While other coverlets have been suggested in the art to provide effective insulating media between a sleeper and the large body of water contained in a conventional unheated waterbed mattress, the instant invention provides such a construction without undue bulk or complex multi-layer construction. To achieve a similar effect by substitution of regular solid polyester fibers, e.g. Dacron fibers, in place of the hollow fibers of the instant invention, e.g. Holofil fibers, a layer of solid fibers would have to be about twice the thickness to achieve a K factor equivalent to a thinner layer of Holofil fibers. Thus, a coverlet made with conventional long, solid polyester fibers would have such a bulk and thickness that the comfort of a waterbed may be substantially diminished. Futhermore, the use of conventional solid fibers in such bulk provides a very difficult construction to quilt. Thus, an advantage of the instant invention is that it may be readily quilted to form a construction having a top fabric layer, a hollow fiber body, optionally another insulating medium such as a foam layer or a heat shield, and a bottom fabric layer.

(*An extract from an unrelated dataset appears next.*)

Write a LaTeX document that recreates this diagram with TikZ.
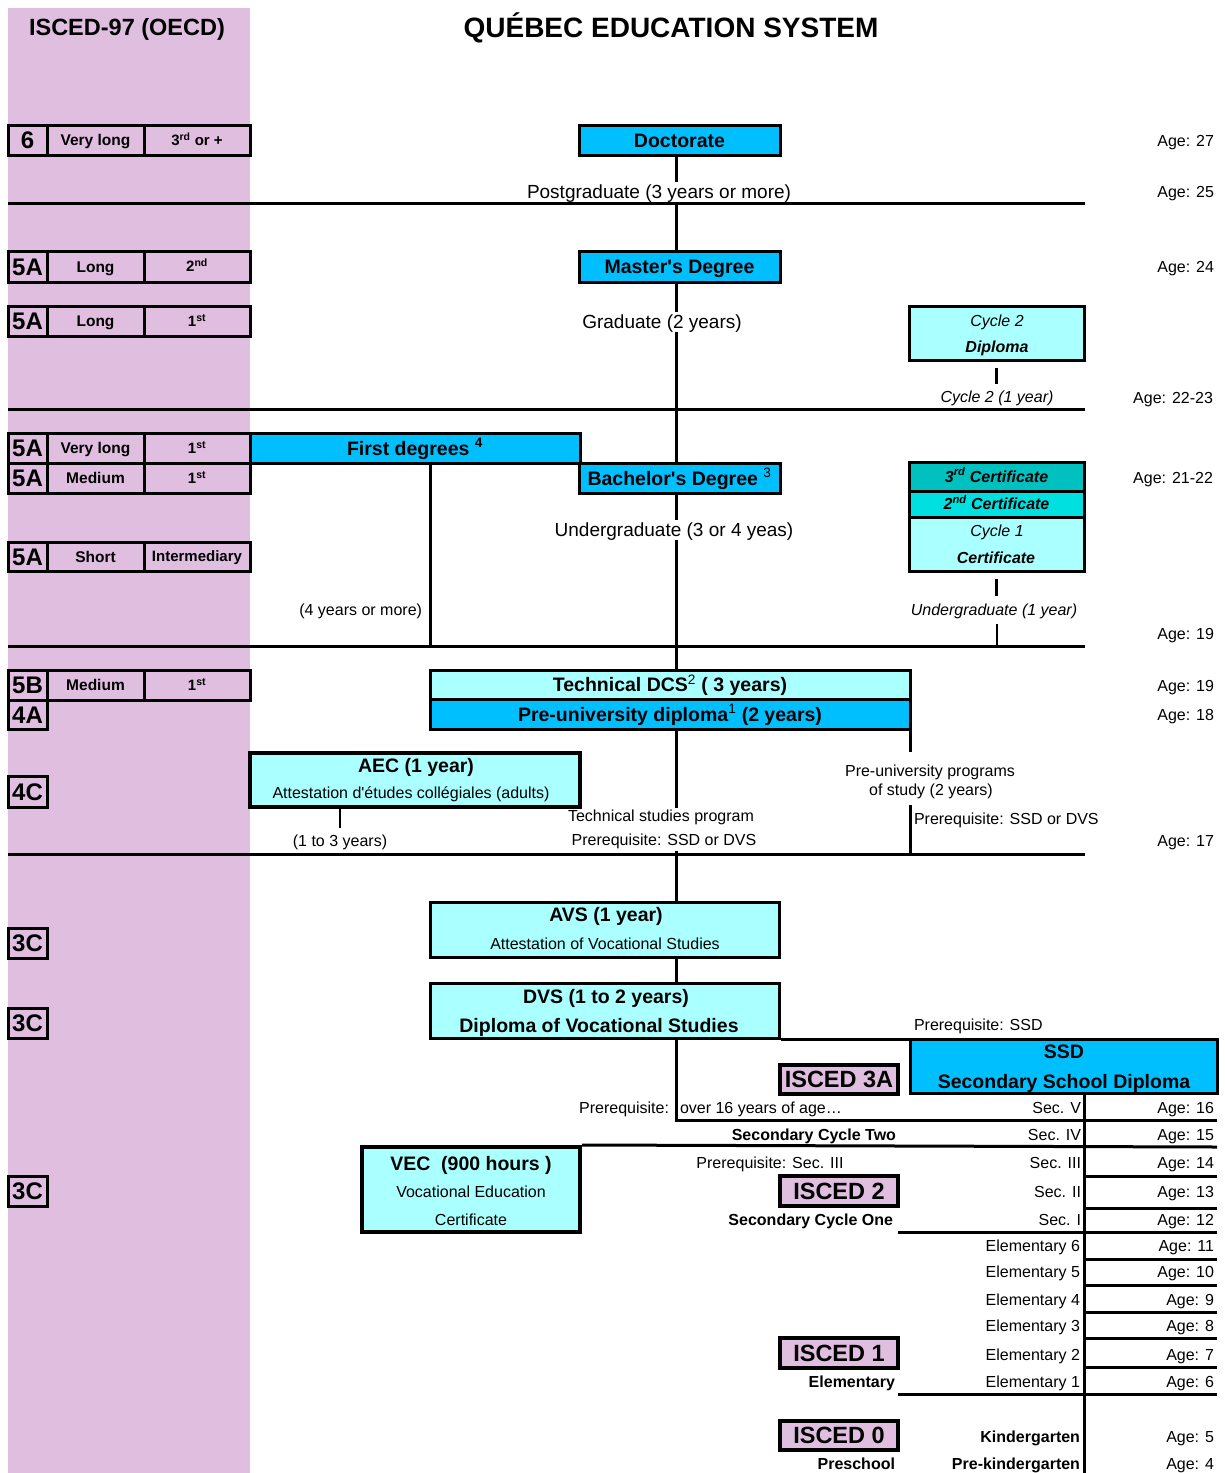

Other insulating materials such as wool, down (feathers) and the like have certain deficiencies for the purposes of this invention. Loose wool tends to "bunch" together and is relatively heavy for such purposes. While down, especially goose down, is an excellent lightweight insulator for sleeping bags, parkas and the like, it tends to compress greatly when subjected to a load. Thus down is not an effective insulator for use under a sleeper.

Regular polyester fabrics, e.g. non-hollow fibers may be used in the instant invention, however, the thickness and bulk of such fibers in comparison with hollow polyester fibers is significantly greater. Thus, for the purpose of the instant invention, hollow polyester fibers are greatly preferred.